EXERCISE PROMPT: Don't include pictures. Quote the lines below from the first through the line that contains "from bokeh.resources import INLINE".

DATA PROVIDED:
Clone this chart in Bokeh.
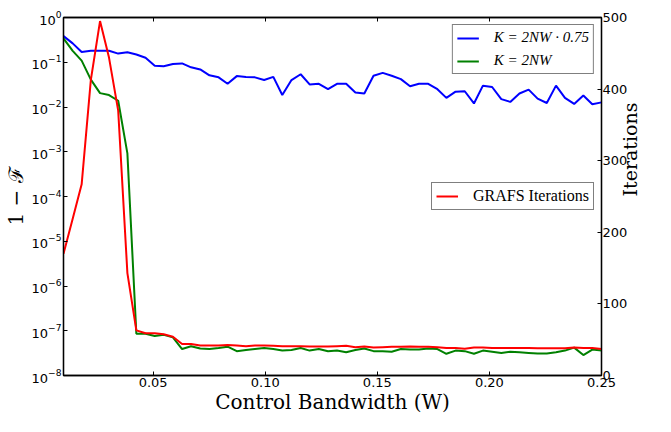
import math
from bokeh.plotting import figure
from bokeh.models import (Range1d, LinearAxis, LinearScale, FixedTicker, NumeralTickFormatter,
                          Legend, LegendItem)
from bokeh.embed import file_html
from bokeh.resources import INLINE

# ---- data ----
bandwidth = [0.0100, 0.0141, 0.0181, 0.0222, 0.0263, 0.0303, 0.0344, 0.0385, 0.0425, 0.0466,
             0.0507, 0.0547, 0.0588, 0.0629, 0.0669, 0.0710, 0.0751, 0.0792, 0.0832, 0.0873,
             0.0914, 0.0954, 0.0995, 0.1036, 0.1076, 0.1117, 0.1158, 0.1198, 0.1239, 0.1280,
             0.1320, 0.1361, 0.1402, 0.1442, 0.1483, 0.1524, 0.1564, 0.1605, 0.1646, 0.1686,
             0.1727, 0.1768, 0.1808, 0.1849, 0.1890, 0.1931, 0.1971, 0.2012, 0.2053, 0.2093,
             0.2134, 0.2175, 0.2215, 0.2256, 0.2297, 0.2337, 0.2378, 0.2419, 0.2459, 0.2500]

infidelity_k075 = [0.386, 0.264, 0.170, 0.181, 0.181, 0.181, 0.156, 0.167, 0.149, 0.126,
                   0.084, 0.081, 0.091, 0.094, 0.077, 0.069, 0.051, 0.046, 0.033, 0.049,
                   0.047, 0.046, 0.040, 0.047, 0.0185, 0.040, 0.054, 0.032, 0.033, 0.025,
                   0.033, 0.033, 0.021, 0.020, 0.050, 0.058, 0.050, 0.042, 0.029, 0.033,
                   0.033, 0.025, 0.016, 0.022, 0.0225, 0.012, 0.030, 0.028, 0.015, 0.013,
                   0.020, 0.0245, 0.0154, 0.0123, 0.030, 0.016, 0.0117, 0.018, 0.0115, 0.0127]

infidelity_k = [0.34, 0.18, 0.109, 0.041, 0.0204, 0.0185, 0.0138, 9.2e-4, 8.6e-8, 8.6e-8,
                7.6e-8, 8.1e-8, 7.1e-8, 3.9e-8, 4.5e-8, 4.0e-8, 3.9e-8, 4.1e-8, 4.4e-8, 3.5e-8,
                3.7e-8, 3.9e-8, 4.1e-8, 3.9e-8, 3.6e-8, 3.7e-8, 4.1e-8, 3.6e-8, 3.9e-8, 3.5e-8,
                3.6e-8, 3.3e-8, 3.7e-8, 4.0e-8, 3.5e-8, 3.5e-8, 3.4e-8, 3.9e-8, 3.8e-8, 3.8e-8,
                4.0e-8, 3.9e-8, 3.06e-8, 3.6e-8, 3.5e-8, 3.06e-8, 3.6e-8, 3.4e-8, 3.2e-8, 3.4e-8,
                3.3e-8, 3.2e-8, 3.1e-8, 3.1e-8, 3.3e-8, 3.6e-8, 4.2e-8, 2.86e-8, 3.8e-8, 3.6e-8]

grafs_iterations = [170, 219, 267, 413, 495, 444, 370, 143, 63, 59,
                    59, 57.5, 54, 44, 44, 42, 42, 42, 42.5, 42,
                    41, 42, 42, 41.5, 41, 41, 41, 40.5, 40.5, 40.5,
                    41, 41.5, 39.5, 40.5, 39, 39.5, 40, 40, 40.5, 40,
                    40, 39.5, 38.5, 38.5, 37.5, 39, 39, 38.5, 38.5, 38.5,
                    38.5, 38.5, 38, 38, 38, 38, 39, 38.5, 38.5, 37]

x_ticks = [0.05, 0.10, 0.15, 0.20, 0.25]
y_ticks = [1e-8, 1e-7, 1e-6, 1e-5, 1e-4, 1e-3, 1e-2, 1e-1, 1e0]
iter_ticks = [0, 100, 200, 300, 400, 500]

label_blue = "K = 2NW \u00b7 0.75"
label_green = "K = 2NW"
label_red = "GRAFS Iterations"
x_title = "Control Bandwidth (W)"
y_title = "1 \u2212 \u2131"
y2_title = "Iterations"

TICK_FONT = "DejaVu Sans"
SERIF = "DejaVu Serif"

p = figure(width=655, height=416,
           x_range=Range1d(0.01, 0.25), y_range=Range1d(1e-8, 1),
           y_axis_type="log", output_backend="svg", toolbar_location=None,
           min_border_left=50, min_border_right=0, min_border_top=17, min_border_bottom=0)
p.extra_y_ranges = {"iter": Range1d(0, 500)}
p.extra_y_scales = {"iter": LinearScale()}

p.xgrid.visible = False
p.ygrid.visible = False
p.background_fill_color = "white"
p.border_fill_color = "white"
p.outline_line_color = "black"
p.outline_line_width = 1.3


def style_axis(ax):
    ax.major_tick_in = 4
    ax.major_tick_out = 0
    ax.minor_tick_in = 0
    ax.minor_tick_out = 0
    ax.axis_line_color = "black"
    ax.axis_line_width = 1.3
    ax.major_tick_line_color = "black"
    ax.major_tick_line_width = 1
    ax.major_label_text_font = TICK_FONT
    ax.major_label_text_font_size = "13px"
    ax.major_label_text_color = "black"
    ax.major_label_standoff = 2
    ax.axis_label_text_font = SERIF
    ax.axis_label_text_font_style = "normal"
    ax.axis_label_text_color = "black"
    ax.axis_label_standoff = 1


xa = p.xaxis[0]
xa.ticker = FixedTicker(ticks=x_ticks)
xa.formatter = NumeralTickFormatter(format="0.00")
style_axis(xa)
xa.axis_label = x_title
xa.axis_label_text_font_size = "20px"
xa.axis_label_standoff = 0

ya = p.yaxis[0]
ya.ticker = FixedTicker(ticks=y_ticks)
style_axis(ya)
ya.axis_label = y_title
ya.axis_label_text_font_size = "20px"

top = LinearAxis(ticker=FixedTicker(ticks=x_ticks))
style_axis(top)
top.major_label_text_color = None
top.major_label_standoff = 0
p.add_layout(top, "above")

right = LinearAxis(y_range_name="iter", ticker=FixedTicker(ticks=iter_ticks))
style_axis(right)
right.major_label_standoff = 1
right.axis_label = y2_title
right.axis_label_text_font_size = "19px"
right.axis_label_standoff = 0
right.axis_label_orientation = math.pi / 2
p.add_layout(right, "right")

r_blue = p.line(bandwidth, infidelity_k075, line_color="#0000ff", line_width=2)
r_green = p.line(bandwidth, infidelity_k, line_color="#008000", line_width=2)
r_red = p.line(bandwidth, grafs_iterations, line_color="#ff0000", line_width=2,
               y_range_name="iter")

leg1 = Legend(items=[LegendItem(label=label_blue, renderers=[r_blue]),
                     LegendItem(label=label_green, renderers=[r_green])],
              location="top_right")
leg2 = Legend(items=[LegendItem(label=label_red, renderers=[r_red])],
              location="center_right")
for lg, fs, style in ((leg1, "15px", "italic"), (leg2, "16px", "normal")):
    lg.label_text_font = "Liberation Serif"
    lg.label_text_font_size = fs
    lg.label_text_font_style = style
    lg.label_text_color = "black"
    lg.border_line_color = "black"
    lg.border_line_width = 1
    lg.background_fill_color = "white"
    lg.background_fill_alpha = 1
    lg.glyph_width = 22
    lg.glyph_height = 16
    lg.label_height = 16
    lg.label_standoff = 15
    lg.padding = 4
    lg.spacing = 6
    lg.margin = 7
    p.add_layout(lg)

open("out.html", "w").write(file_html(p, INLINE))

TASK RESPONSE:
Clone this chart in Bokeh.
import math
from bokeh.plotting import figure
from bokeh.models import (Range1d, LinearAxis, LinearScale, FixedTicker, NumeralTickFormatter,
                          Legend, LegendItem)
from bokeh.embed import file_html
from bokeh.resources import INLINE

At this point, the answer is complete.